The tragedy of the Masala attack is that it confirms the worst fears of the withdrawal’s critics while vindicating the anger of its supporters. The UN’s presence created a false sense of security. It provided a buffer that allowed the central government to ignore its own responsibility to build a functioning national army. Now that the buffer is thinning, the raw vulnerability of the Kivu provinces is laid bare.
We are seeing a shift toward regional interventions—SADC (Southern African Development Community) forces and East African groupings. But shifting the flags on the armored vehicles doesn't change the fundamental math. Without a local police force that the villagers actually trust, and without a judiciary that can prosecute captured militants instead of letting them slide back into the jungle through a porous prison system, the body counts will only rise.
Resource Wealth as a Death Sentence
The violence in Eastern Congo is frequently framed as "senseless." This is a lazy analytical trap. The violence makes perfect sense when you look at the supply chain. North Kivu is a treasure chest of coltan, gold, and timber. The ADF and their various rivals—including the M23 rebels further south—are stakeholders in a global market.
The chaos is the point. If the region were stable, if there were paved roads and transparent border crossings, the informal, lucrative trade in conflict minerals would vanish. The militia leaders don't want to "win" a war; they want to maintain a state of perpetual, low-level conflict that keeps the regulators out and the smugglers in. Every person killed in Masala is a data point in a broader strategy to keep the region ungovernable.
This isn't just a Congolese problem. The tech companies in Silicon Valley and the jewelers in Antwerp are the silent partners in this arrangement. As long as there is a market for untraceable minerals, there will be a budget for the machetes and ammunition used in the Beni territory.
The Intelligence Gap
One of the most damning aspects of the Masala massacre is the reported failure of intelligence. In a region saturated with NGOs, UN observers, and military intelligence units, a movement of fighters large enough to execute seventy people should have been detected.
The reality is that intelligence in the DRC is siloed. The various actors—FARDC, Ugandan forces (UPDF), and UN remnants—often don't share real-time data due to mutual suspicion. The ADF exploits this friction. They move across borders and between jurisdictions, knowing that the bureaucracy of their hunters is their best defense.
The Human Cost of Diplomacy
While diplomats in New York and Geneva debate the nuances of "peacebuilding frameworks," the survivors in North Kivu are burying their dead in shallow graves. The international community’s approach has been one of "containment" rather than "resolution." The goal has been to keep the violence from spilling over into a full-scale regional war, while effectively ceding the rural villages to the militias.
This containment strategy is reaching its breaking point. The radicalization of the ADF, fueled by its ties to global extremist networks, means the group is no longer just interested in local turf. They are adopting the tactics of international terror—public executions, suicide bombings, and the deliberate, theatrical slaughter of non-combatants to gain "brand" recognition in the global jihadi ecosystem.

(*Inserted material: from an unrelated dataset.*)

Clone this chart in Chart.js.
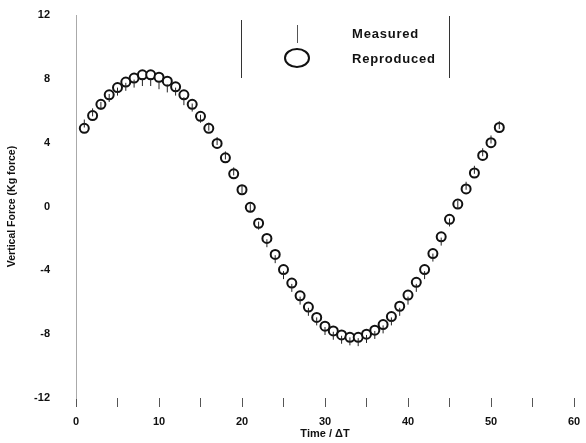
<!DOCTYPE html>
<html><head><meta charset="utf-8">
<script src="https://cdn.jsdelivr.net/npm/chart.js@4/dist/chart.umd.min.js"></script>
<style>html,body{margin:0;padding:0;background:#fff}#wrap{width:586px;height:443px}</style>
</head><body><div id="wrap"><canvas id="c" width="586" height="443"></canvas></div>
<script>
const timeSteps = [1,2,3,4,5,6,7,8,9,10,11,12,13,14,15,16,17,18,19,20,21,22,23,24,25,26,27,28,29,30,31,32,33,34,35,36,37,38,39,40,41,42,43,44,45,46,47,48,49,50,51];
const reproduced = [4.9,5.7,6.4,7.0,7.45,7.8,8.05,8.25,8.25,8.1,7.85,7.5,7.0,6.4,5.65,4.9,3.95,3.05,2.05,1.05,-0.05,-1.05,-2.0,-3.0,-3.95,-4.8,-5.6,-6.3,-6.95,-7.5,-7.8,-8.05,-8.2,-8.2,-8.0,-7.75,-7.4,-6.9,-6.25,-5.55,-4.75,-3.95,-2.95,-1.9,-0.8,0.15,1.1,2.1,3.2,4.0,4.95];
const measured = [5.2,5.9,6.3,6.8,7.2,7.5,7.7,7.8,7.8,7.6,7.4,7.2,6.6,6.2,5.5,5.0,4.1,3.2,2.2,1.1,-0.1,-1.2,-2.3,-3.3,-4.3,-5.1,-5.9,-6.6,-7.2,-7.8,-8.1,-8.35,-8.45,-8.5,-8.3,-8.05,-7.7,-7.2,-6.6,-5.9,-5.1,-4.3,-3.2,-2.2,-1.0,0.1,1.3,2.3,3.4,4.2,5.1];
const xRange = [0, 60];
const yRange = [-12, 12];
const xLabelStep = 10;
const yLabelStep = 4;
const seriesNames = ['Measured', 'Reproduced'];
const xTitle = 'Time / \u0394T';
const yTitle = 'Vertical Force (Kg force)';

const FONT = '"Liberation Sans", Arial, sans-serif';

const legendPlugin = {
  id: 'boxLegend',
  afterDraw(chart) {
    const ctx = chart.ctx;
    ctx.save();
    ctx.strokeStyle = '#333';
    ctx.lineWidth = 1;
    ctx.beginPath();
    ctx.moveTo(241.5, 20); ctx.lineTo(241.5, 78);
    ctx.moveTo(449.5, 16); ctx.lineTo(449.5, 78);
    ctx.stroke();
    ctx.strokeStyle = '#555';
    ctx.beginPath();
    ctx.moveTo(297.5, 25); ctx.lineTo(297.5, 43);
    ctx.stroke();
    ctx.lineWidth = 2;
    ctx.strokeStyle = '#111';
    ctx.beginPath();
    ctx.ellipse(297, 58, 12, 9, 0, 0, Math.PI * 2);
    ctx.stroke();
    ctx.fillStyle = '#111';
    ctx.font = 'bold 13px ' + FONT;
    ctx.textBaseline = 'middle';
    ctx.textAlign = 'left';
    if ('letterSpacing' in ctx) ctx.letterSpacing = '0.8px';
    ctx.fillText(seriesNames[0], 352, 34);
    ctx.fillText(seriesNames[1], 352, 59);
    ctx.restore();
  }
};

new Chart(document.getElementById('c'), {
  type: 'scatter',
  data: {
    datasets: [
      {
        label: seriesNames[0],
        data: timeSteps.map((t, i) => ({x: t, y: measured[i]})),
        pointStyle: 'line',
        rotation: 90,
        radius: 4,
        borderWidth: 1,
        borderColor: '#222',
        backgroundColor: '#222'
      },
      {
        label: seriesNames[1],
        data: timeSteps.map((t, i) => ({x: t, y: reproduced[i]})),
        pointStyle: 'circle',
        radius: 4.5,
        borderWidth: 2,
        borderColor: '#111',
        backgroundColor: '#fff'
      }
    ]
  },
  options: {
    responsive: false,
    animation: false,
    devicePixelRatio: 1,
    layout: {padding: {left: 4, top: 15, right: 12, bottom: 0}},
    plugins: {legend: {display: false}, tooltip: {enabled: false}},
    scales: {
      x: {
        type: 'linear',
        min: xRange[0], max: xRange[1],
        afterFit(s) { s.height = 45; s.paddingLeft = 0; s.paddingRight = 0; },
        border: {display: false},
        grid: {drawOnChartArea: false, drawTicks: true, tickLength: 9, color: '#555', lineWidth: 1},
        ticks: {
          stepSize: 5,
          padding: 8,
          color: '#111',
          font: {family: FONT, size: 11, weight: 'bold'},
          maxRotation: 0,
          callback: v => (v % xLabelStep === 0 ? String(v) : '')
        },
        title: {display: true, text: xTitle, color: '#111', font: {family: FONT, size: 11, weight: 'bold'}, padding: {top: 0, bottom: 2}}
      },
      y: {
        type: 'linear',
        min: yRange[0], max: yRange[1],
        afterFit(s) { s.width = 72; s.paddingTop = 0; s.paddingBottom = 0; },
        border: {display: true, color: '#aaa', width: 1, dash: [1, 3]},
        grid: {display: true, drawOnChartArea: false, drawTicks: false},
        ticks: {
          stepSize: yLabelStep,
          padding: 26,
          color: '#111',
          font: {family: FONT, size: 11, weight: 'bold'}
        },
        title: {display: true, text: yTitle, color: '#111', font: {family: FONT, size: 10.5, weight: 'bold'}, padding: {top: 2, bottom: 0}}
      }
    }
  },
  plugins: [legendPlugin]
});
</script>
</body></html>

The Road to Actual Security
Fixing this requires a brutal honesty that is currently missing from the political discourse. The Congolese government cannot "reclaim" the east through military might alone. They must reclaim it through the provision of services.
- Civilian Infrastructure: Security starts with roads. If the army can't reach a village in thirty minutes, the village is lost.
- Military Reform: The FARDC needs a total overhaul of its payroll and logistical systems to prevent "ghost soldiers" and the selling of ammunition to the very rebels they are supposed to fight.
- Traceability: Global pressure on the mineral supply chain must move from voluntary "best practices" to hard, enforceable legal sanctions for companies using blood-stained coltan.
The massacre at Masala will be forgotten by the global news cycle in forty-eight hours. For the survivors, it is the beginning of a generational trauma that will feed the next cycle of recruitment. Until the cost of maintaining the status quo becomes higher than the cost of fixing the state, the ADF will continue to operate with the knowledge that the world is, quite literally, not watching.
Stop looking for a "peace deal" with groups that have no interest in peace. Start building a state that makes the militia's existence obsolete.